_Work to complete_:
Return the data exactly, with all pictures removed.

>> Start Collected material

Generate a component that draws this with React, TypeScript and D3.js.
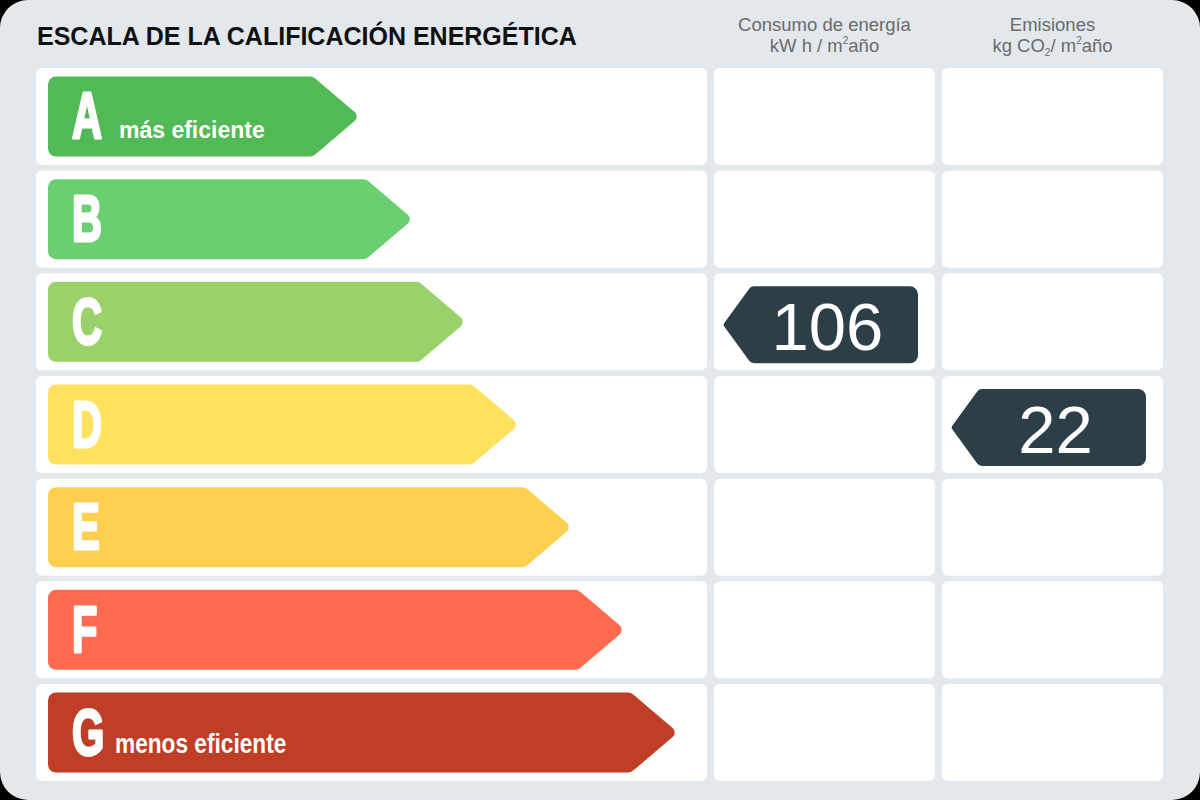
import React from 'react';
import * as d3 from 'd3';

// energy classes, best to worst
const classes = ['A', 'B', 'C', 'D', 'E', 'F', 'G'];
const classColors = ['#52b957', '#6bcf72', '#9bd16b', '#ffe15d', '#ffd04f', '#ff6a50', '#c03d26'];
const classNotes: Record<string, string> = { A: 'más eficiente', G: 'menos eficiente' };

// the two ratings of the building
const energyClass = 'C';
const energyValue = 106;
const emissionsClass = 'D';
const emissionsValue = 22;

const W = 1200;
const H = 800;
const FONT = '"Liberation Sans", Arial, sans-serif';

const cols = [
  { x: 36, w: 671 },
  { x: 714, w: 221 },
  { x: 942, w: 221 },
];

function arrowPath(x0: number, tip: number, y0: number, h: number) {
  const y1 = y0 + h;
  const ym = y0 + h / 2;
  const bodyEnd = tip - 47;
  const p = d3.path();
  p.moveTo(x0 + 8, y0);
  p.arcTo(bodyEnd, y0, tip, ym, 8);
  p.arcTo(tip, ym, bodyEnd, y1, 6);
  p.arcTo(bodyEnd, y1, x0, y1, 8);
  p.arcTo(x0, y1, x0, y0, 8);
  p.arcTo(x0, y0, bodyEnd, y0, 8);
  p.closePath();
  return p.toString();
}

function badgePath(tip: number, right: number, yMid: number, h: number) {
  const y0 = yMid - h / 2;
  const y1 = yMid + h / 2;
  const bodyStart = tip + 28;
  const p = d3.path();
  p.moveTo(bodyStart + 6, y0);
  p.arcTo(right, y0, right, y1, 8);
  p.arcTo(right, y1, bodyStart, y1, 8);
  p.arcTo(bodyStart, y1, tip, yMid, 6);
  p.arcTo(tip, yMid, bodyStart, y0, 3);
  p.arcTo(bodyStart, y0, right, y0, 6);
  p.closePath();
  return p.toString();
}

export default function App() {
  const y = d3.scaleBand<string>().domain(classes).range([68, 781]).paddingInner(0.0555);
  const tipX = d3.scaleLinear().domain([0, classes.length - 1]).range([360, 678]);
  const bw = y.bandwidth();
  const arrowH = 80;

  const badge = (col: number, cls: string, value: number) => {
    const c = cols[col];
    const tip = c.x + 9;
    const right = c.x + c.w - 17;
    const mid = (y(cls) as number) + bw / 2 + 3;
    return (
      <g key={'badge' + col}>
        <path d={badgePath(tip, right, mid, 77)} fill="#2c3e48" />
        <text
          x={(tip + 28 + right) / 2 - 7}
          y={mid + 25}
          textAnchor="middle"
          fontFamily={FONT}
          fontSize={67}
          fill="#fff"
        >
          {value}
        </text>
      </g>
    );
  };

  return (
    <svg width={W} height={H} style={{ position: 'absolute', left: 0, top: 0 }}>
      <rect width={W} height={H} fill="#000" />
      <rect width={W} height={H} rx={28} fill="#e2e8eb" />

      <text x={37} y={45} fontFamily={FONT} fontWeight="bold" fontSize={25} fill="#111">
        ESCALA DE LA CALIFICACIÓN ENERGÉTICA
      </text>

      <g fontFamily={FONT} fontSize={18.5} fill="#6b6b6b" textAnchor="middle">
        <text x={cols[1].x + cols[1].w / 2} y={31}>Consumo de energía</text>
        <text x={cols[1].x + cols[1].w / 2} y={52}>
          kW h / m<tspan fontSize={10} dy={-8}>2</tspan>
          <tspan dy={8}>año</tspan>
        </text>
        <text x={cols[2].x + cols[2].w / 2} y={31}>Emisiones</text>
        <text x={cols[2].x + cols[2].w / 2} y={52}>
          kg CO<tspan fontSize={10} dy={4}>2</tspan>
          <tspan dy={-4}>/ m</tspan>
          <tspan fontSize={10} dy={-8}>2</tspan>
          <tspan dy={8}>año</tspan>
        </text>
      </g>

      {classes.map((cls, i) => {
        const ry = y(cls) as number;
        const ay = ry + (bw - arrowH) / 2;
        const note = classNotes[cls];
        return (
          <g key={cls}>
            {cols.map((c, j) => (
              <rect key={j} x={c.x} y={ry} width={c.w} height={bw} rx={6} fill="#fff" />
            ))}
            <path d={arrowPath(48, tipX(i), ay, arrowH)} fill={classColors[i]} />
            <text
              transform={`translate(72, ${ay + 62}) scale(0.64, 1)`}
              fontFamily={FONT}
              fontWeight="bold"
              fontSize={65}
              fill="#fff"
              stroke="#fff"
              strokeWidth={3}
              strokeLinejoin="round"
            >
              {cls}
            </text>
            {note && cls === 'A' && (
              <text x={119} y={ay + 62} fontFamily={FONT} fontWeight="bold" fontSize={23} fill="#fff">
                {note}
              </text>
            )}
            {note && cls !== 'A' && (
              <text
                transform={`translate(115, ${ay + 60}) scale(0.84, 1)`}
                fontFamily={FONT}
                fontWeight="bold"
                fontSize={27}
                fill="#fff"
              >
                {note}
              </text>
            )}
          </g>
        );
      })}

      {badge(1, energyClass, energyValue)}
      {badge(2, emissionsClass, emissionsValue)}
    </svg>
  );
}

>> End Collected material

_Exercise result_:
Generate a component that draws this with React, TypeScript and D3.js.
import React from 'react';
import * as d3 from 'd3';

// energy classes, best to worst
const classes = ['A', 'B', 'C', 'D', 'E', 'F', 'G'];
const classColors = ['#52b957', '#6bcf72', '#9bd16b', '#ffe15d', '#ffd04f', '#ff6a50', '#c03d26'];
const classNotes: Record<string, string> = { A: 'más eficiente', G: 'menos eficiente' };

// the two ratings of the building
const energyClass = 'C';
const energyValue = 106;
const emissionsClass = 'D';
const emissionsValue = 22;

const W = 1200;
const H = 800;
const FONT = '"Liberation Sans", Arial, sans-serif';

const cols = [
  { x: 36, w: 671 },
  { x: 714, w: 221 },
  { x: 942, w: 221 },
];

function arrowPath(x0: number, tip: number, y0: number, h: number) {
  const y1 = y0 + h;
  const ym = y0 + h / 2;
  const bodyEnd = tip - 47;
  const p = d3.path();
  p.moveTo(x0 + 8, y0);
  p.arcTo(bodyEnd, y0, tip, ym, 8);
  p.arcTo(tip, ym, bodyEnd, y1, 6);
  p.arcTo(bodyEnd, y1, x0, y1, 8);
  p.arcTo(x0, y1, x0, y0, 8);
  p.arcTo(x0, y0, bodyEnd, y0, 8);
  p.closePath();
  return p.toString();
}

function badgePath(tip: number, right: number, yMid: number, h: number) {
  const y0 = yMid - h / 2;
  const y1 = yMid + h / 2;
  const bodyStart = tip + 28;
  const p = d3.path();
  p.moveTo(bodyStart + 6, y0);
  p.arcTo(right, y0, right, y1, 8);
  p.arcTo(right, y1, bodyStart, y1, 8);
  p.arcTo(bodyStart, y1, tip, yMid, 6);
  p.arcTo(tip, yMid, bodyStart, y0, 3);
  p.arcTo(bodyStart, y0, right, y0, 6);
  p.closePath();
  return p.toString();
}

export default function App() {
  const y = d3.scaleBand<string>().domain(classes).range([68, 781]).paddingInner(0.0555);
  const tipX = d3.scaleLinear().domain([0, classes.length - 1]).range([360, 678]);
  const bw = y.bandwidth();
  const arrowH = 80;

  const badge = (col: number, cls: string, value: number) => {
    const c = cols[col];
    const tip = c.x + 9;
    const right = c.x + c.w - 17;
    const mid = (y(cls) as number) + bw / 2 + 3;
    return (
      <g key={'badge' + col}>
        <path d={badgePath(tip, right, mid, 77)} fill="#2c3e48" />
        <text
          x={(tip + 28 + right) / 2 - 7}
          y={mid + 25}
          textAnchor="middle"
          fontFamily={FONT}
          fontSize={67}
          fill="#fff"
        >
          {value}
        </text>
      </g>
    );
  };

  return (
    <svg width={W} height={H} style={{ position: 'absolute', left: 0, top: 0 }}>
      <rect width={W} height={H} fill="#000" />
      <rect width={W} height={H} rx={28} fill="#e2e8eb" />

      <text x={37} y={45} fontFamily={FONT} fontWeight="bold" fontSize={25} fill="#111">
        ESCALA DE LA CALIFICACIÓN ENERGÉTICA
      </text>

      <g fontFamily={FONT} fontSize={18.5} fill="#6b6b6b" textAnchor="middle">
        <text x={cols[1].x + cols[1].w / 2} y={31}>Consumo de energía</text>
        <text x={cols[1].x + cols[1].w / 2} y={52}>
          kW h / m<tspan fontSize={10} dy={-8}>2</tspan>
          <tspan dy={8}>año</tspan>
        </text>
        <text x={cols[2].x + cols[2].w / 2} y={31}>Emisiones</text>
        <text x={cols[2].x + cols[2].w / 2} y={52}>
          kg CO<tspan fontSize={10} dy={4}>2</tspan>
          <tspan dy={-4}>/ m</tspan>
          <tspan fontSize={10} dy={-8}>2</tspan>
          <tspan dy={8}>año</tspan>
        </text>
      </g>

      {classes.map((cls, i) => {
        const ry = y(cls) as number;
        const ay = ry + (bw - arrowH) / 2;
        const note = classNotes[cls];
        return (
          <g key={cls}>
            {cols.map((c, j) => (
              <rect key={j} x={c.x} y={ry} width={c.w} height={bw} rx={6} fill="#fff" />
            ))}
            <path d={arrowPath(48, tipX(i), ay, arrowH)} fill={classColors[i]} />
            <text
              transform={`translate(72, ${ay + 62}) scale(0.64, 1)`}
              fontFamily={FONT}
              fontWeight="bold"
              fontSize={65}
              fill="#fff"
              stroke="#fff"
              strokeWidth={3}
              strokeLinejoin="round"
            >
              {cls}
            </text>
            {note && cls === 'A' && (
              <text x={119} y={ay + 62} fontFamily={FONT} fontWeight="bold" fontSize={23} fill="#fff">
                {note}
              </text>
            )}
            {note && cls !== 'A' && (
              <text
                transform={`translate(115, ${ay + 60}) scale(0.84, 1)`}
                fontFamily={FONT}
                fontWeight="bold"
                fontSize={27}
                fill="#fff"
              >
                {note}
              </text>
            )}
          </g>
        );
      })}

      {badge(1, energyClass, energyValue)}
      {badge(2, emissionsClass, emissionsValue)}
    </svg>
  );
}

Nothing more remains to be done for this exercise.